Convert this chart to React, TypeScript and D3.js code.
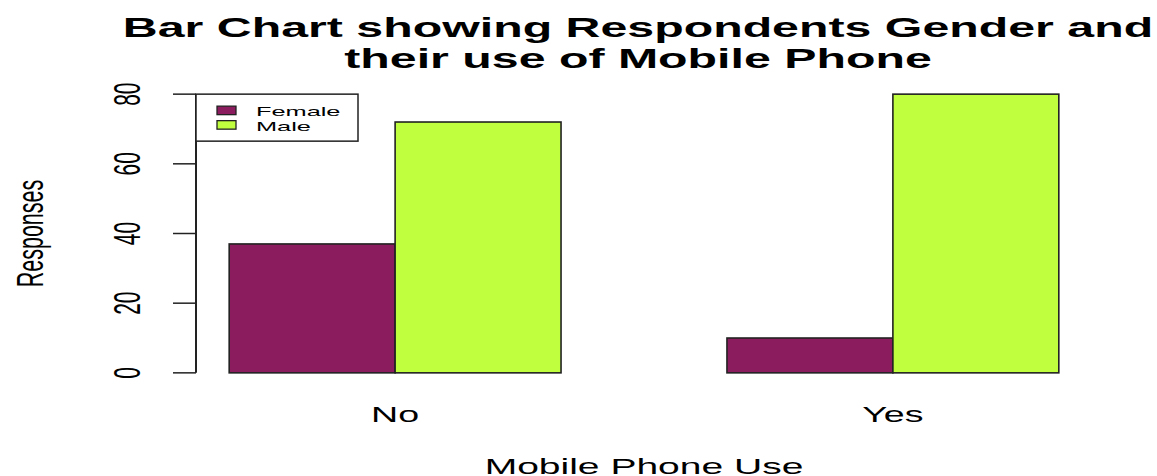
import React from "react";
import * as d3 from "d3";

const categories = ["No", "Yes"];
const genders = ["Female", "Male"];
const femaleValues = [37, 10];
const maleValues = [72, 80];
const yTicks = [0, 20, 40, 60, 80];
const colors = ["#8B1C5E", "#C0FF3E"];
const titleLines = ["Bar Chart showing Respondents Gender and", "their use of Mobile Phone"];
const xLabel = "Mobile Phone Use";
const yLabel = "Responses";

const W = 1157;
const H = 476;
const SX = 1.75;
const SX_LEG = 1.95;
const FONT = "'Liberation Sans', Arial, Helvetica, sans-serif";

export default function App() {
  const left = 196, right = 1092, top = 83, bottom = 384;
  const x0 = d3.scaleBand<string>().domain(categories).range([left, right]).paddingInner(1 / 3).paddingOuter(0.2 / 3);
  const x1 = d3.scaleBand<string>().domain(genders).range([0, x0.bandwidth()]).padding(0);
  const y = d3.scaleLinear().domain([-3.2, 83.2]).range([bottom, top]);
  const series = [femaleValues, maleValues];
  const cx = (left + right) / 2;
  const cy = (top + bottom) / 2;

  const stretched = (x: number, y0: number, rot = false, sx = SX) =>
    `translate(${x},${y0}) scale(${sx},1)${rot ? " rotate(-90)" : ""}`;

  const legX = left, legY = y(80);
  return (
    <svg width={W} height={H} style={{ position: "absolute", left: 0, top: 0, background: "#fff" }}>
      <rect x={0} y={0} width={W} height={H} fill="#fff" />
      {/* title */}
      {titleLines.map((t, i) => (
        <text key={t} transform={stretched(638, 37 + i * 31)} textAnchor="middle" fontFamily={FONT} fontWeight="bold" fontSize={27.6} fill="#000">
          {t}
        </text>
      ))}
      {/* bars */}
      {categories.map((c, ci) => (
        <g key={c} transform={`translate(${x0(c)},0)`}>
          {genders.map((g, gi) => {
            const v = series[gi][ci];
            return (
              <rect key={g} x={x1(g)} y={y(v)} width={x1.bandwidth()} height={y(0) - y(v)} fill={colors[gi]} stroke="#222" strokeWidth={1.6} />
            );
          })}
        </g>
      ))}
      {/* y axis */}
      <line x1={left} x2={left} y1={y(0)} y2={y(80)} stroke="#222" strokeWidth={2} />
      {yTicks.map((t) => (
        <g key={t}>
          <line x1={left - 23} x2={left} y1={y(t)} y2={y(t)} stroke="#222" strokeWidth={1.5} />
          <text transform={stretched(left - 56, y(t), true)} textAnchor="middle" fontFamily={FONT} fontSize={21} fill="#000">
            {t}
          </text>
        </g>
      ))}
      {/* x category labels */}
      {categories.map((c) => (
        <text key={c} transform={stretched((x0(c) as number) + x0.bandwidth() / 2, 422)} textAnchor="middle" fontFamily={FONT} fontSize={21.5} fill="#000">
          {c}
        </text>
      ))}
      {/* axis titles */}
      <text transform={stretched(cx, 473.5)} textAnchor="middle" fontFamily={FONT} fontSize={22.3} fill="#000">
        {xLabel}
      </text>
      <text transform={stretched(43, cy, true)} textAnchor="middle" fontFamily={FONT} fontSize={21.5} fill="#000">
        {yLabel}
      </text>
      {/* legend */}
      <rect x={legX} y={legY} width={162} height={47} fill="#fff" stroke="#222" strokeWidth={1.5} />
      {genders.map((g, i) => (
        <g key={g}>
          <rect x={legX + 21} y={legY + 12 + i * 14.5} width={19} height={8.5} fill={colors[i]} stroke="#222" strokeWidth={1.3} />
          <text transform={stretched(legX + 60, legY + 22 + i * 14.8, false, SX_LEG)} fontFamily={FONT} fontSize={13} fill="#000">
            {g}
          </text>
        </g>
      ))}
    </svg>
  );
}
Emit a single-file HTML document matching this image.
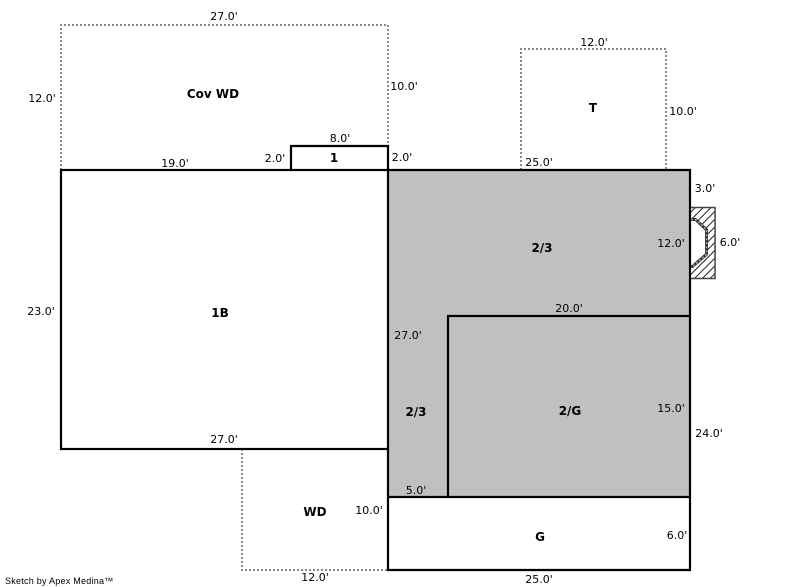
<!DOCTYPE html>
<html><head><meta charset="utf-8"><style>
html,body{margin:0;padding:0;background:#fff}
svg{display:block}
text{font-family:"DejaVu Sans",sans-serif;font-size:11px;fill:#000;text-anchor:middle}
.b{font-weight:bold;font-size:12px}
</style></head><body>
<svg width="800" height="587" viewBox="0 0 800 587" xmlns="http://www.w3.org/2000/svg">
<defs><pattern id="h" width="5.500" height="5.500" patternUnits="userSpaceOnUse" patternTransform="rotate(45)"><rect width="5.500" height="5.500" fill="#fff"/><line x1="0" y1="0" x2="0" y2="5.500" stroke="#222" stroke-width="2"/></pattern></defs>
<rect x="388" y="170" width="302" height="327" fill="#c0c0c0"/>
<g fill="none" stroke="#888" stroke-width="2" stroke-dasharray="2 2">
<path d="M61 170V25H388V146"/>
<path d="M521 170V49H666V170"/>
<path d="M242 449V570H388"/>
</g>
<rect x="690" y="207.500" width="25" height="71" fill="url(#h)" stroke="#444" stroke-width="1.500"/>
<path d="M691 218H696L708 229V255L693 268H691Z" fill="#333"/>
<path d="M691 219.500H695.500L706.500 229.700V254.300L692.500 266.500H691" fill="none" stroke="#aaa" stroke-width="1.500" stroke-dasharray="2 2"/>
<path d="M691 221H695L705 230.500V253.500L692 265H691Z" fill="#fff"/>
<g fill="none" stroke="#000" stroke-width="2.200">
<rect x="61" y="170" width="327" height="279"/>
<path d="M291 170V146H388V170"/>
<path d="M388 170H690V570H388V449"/>
<path d="M388 497H690"/>
<path d="M448 497V316H690"/>
</g>
<text x="224" y="20">27.0'</text>
<text x="42" y="102">12.0'</text>
<text x="404" y="90">10.0'</text>
<text x="594" y="46">12.0'</text>
<text x="683" y="115">10.0'</text>
<text x="340" y="142">8.0'</text>
<text x="175" y="167">19.0'</text>
<text x="275" y="162">2.0'</text>
<text x="402" y="161">2.0'</text>
<text x="539" y="166">25.0'</text>
<text x="705" y="192">3.0'</text>
<text x="671" y="247">12.0'</text>
<text x="730" y="246">6.0'</text>
<text x="41" y="315">23.0'</text>
<text x="569" y="312">20.0'</text>
<text x="408" y="339">27.0'</text>
<text x="671" y="412">15.0'</text>
<text x="709" y="437">24.0'</text>
<text x="224" y="443">27.0'</text>
<text x="416" y="494">5.0'</text>
<text x="369" y="514">10.0'</text>
<text x="677" y="539">6.0'</text>
<text x="315" y="581">12.0'</text>
<text x="539" y="583">25.0'</text>
<text class="b" x="213" y="98">Cov WD</text>
<text class="b" x="593" y="112">T</text>
<text class="b" x="334" y="162">1</text>
<text class="b" x="542" y="252">2/3</text>
<text class="b" x="220" y="317">1B</text>
<text class="b" x="416" y="416">2/3</text>
<text class="b" x="570" y="415">2/G</text>
<text class="b" x="315" y="516">WD</text>
<text class="b" x="540" y="541">G</text>
<text x="5" y="584" style="text-anchor:start;font-size:9px;font-family:'Liberation Sans',sans-serif;letter-spacing:.25px">Sketch by Apex Medina™</text>
</svg>
</body></html>
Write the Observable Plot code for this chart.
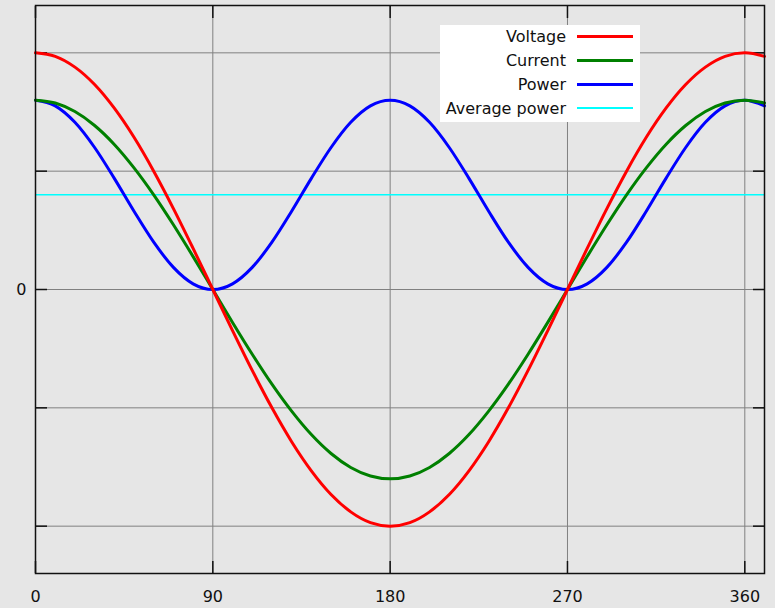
<!DOCTYPE html>
<html>
<head>
<meta charset="utf-8">
<script src="https://cdn.jsdelivr.net/npm/d3@7"></script>
<script src="https://cdn.jsdelivr.net/npm/@observablehq/plot@0.6"></script>
<style>
  html, body { margin: 0; padding: 0; background: #e6e6e6; }
  #wrap { position: relative; width: 775px; height: 608px; font-family: "DejaVu Sans", sans-serif; }
  #legend { position: absolute; left: 440px; top: 25px; width: 200px; height: 97px; background: #ffffff; }
  .row { position: absolute; left: 0; height: 24px; width: 200px; }
  .row span { position: absolute; right: 74px; top: 2px; font-size: 16px; line-height: 20px; color: #111; white-space: nowrap; }
  .row i { position: absolute; left: 137px; width: 56px; display: block; }
</style>
</head>
<body>
<div id="wrap"><div id="chart"></div><div id="legend"></div></div>
<script>
const angles = [0,10,20,30,40,50,60,70,80,90,100,110,120,130,140,150,160,170,180,190,200,210,220,230,240,250,260,270,280,290,300,310,320,330,340,350,360,370];
const voltage = [2.000,1.970,1.879,1.732,1.532,1.286,1.000,0.684,0.347,0,
  -0.347,-0.684,-1.000,-1.286,-1.532,-1.732,-1.879,-1.970,-2.000,
  -1.970,-1.879,-1.732,-1.532,-1.286,-1.000,-0.684,-0.347,0,
  0.347,0.684,1.000,1.286,1.532,1.732,1.879,1.970,2.000,1.970];
const current = [1.600,1.576,1.504,1.386,1.226,1.028,0.800,0.547,0.278,0,
  -0.278,-0.547,-0.800,-1.028,-1.226,-1.386,-1.504,-1.576,-1.600,
  -1.576,-1.504,-1.386,-1.226,-1.028,-0.800,-0.547,-0.278,0,
  0.278,0.547,0.800,1.028,1.226,1.386,1.504,1.576,1.600,1.576];
const power = [1.600,1.552,1.413,1.200,0.939,0.661,0.400,0.187,0.048,0,
  0.048,0.187,0.400,0.661,0.939,1.200,1.413,1.552,1.600,
  1.552,1.413,1.200,0.939,0.661,0.400,0.187,0.048,0,
  0.048,0.187,0.400,0.661,0.939,1.200,1.413,1.552,1.600,1.552];
const averagePower = 0.8;
const xTicks = [0, 90, 180, 270, 360];
const yGrid = [-2, -1, 0, 1, 2];
const yLabels = [0];
const seriesNames = ["Voltage", "Current", "Power", "Average power"];
const seriesColors = ["#ff0000", "#008000", "#0000ff", "#00ffff"];
const seriesWidths = [3, 3, 3, 2];

const table = (vals) => angles.map((a, i) => ({x: a, y: vals[i]}));

const chart = Plot.plot({
  width: 775,
  height: 608,
  marginLeft: 35,
  marginRight: 11,
  marginTop: 5,
  marginBottom: 35,
  style: {background: "transparent", fontFamily: "DejaVu Sans, sans-serif", fontSize: "16px", color: "#111"},
  x: {domain: [0, 370]},
  y: {domain: [-2.4, 2.4]},
  marks: [
    Plot.ruleX(xTicks, {stroke: "#808080", strokeWidth: 1}),
    Plot.ruleY(yGrid, {stroke: "#808080", strokeWidth: 1}),
    Plot.axisX({ticks: xTicks, anchor: "bottom", tickSize: 0, tickPadding: 17, label: null, fontSize: 16, tickFormat: d => String(d)}),
    Plot.axisX({ticks: xTicks, anchor: "bottom", tickSize: -12, text: null, label: null, stroke: "#111", strokeWidth: 1.5}),
    Plot.axisX({ticks: xTicks, anchor: "top", tickSize: -12, text: null, label: null, stroke: "#111", strokeWidth: 1.5}),
    Plot.axisY({ticks: yLabels, anchor: "left", tickSize: 0, tickPadding: 9, label: null, fontSize: 16, tickFormat: d => String(d)}),
    Plot.axisY({ticks: yGrid, anchor: "left", tickSize: -12, text: null, label: null, stroke: "#111", strokeWidth: 1.5}),
    Plot.axisY({ticks: yGrid, anchor: "right", tickSize: -12, text: null, label: null, stroke: "#111", strokeWidth: 1.5}),
    Plot.ruleY([averagePower], {stroke: seriesColors[3], strokeWidth: 1.5}),
    Plot.line(table(power), {x: "x", y: "y", stroke: seriesColors[2], strokeWidth: seriesWidths[2], curve: "monotone-x"}),
    Plot.line(table(current), {x: "x", y: "y", stroke: seriesColors[1], strokeWidth: seriesWidths[1], curve: "monotone-x"}),
    Plot.line(table(voltage), {x: "x", y: "y", stroke: seriesColors[0], strokeWidth: seriesWidths[0], curve: "monotone-x"}),
    Plot.frame({stroke: "#111", strokeWidth: 1.5})
  ]
});
document.getElementById("chart").appendChild(chart);

const legend = document.getElementById("legend");
seriesNames.forEach((name, i) => {
  const row = document.createElement("div");
  row.className = "row";
  row.style.top = (i * 24) + "px";
  const s = document.createElement("span");
  s.textContent = name;
  const l = document.createElement("i");
  l.style.height = seriesWidths[i] + "px";
  l.style.background = seriesColors[i];
  l.style.top = (11 - seriesWidths[i] / 2) + "px";
  row.appendChild(s);
  row.appendChild(l);
  legend.appendChild(row);
});
</script>
</body>
</html>
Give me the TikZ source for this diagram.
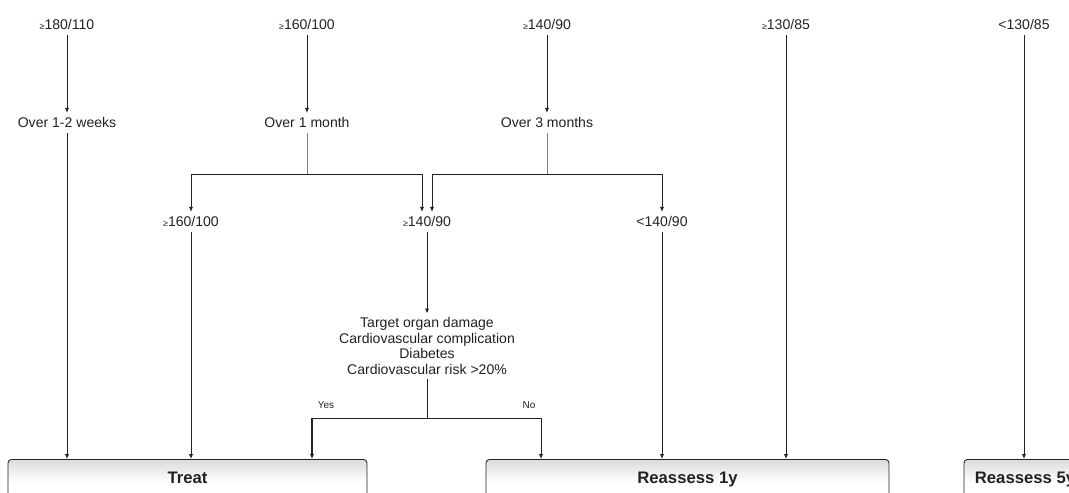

→ **WRITTEN EXERCISE**: Return exactly what appears from the opening line of the material through the line with "import * as", apart from the pictures.

→ **ANSWER TO THIS PROBLEM**:
Convert this chart to React, TypeScript and D3.js code.
import React from "react";
import * as d3 from "d3";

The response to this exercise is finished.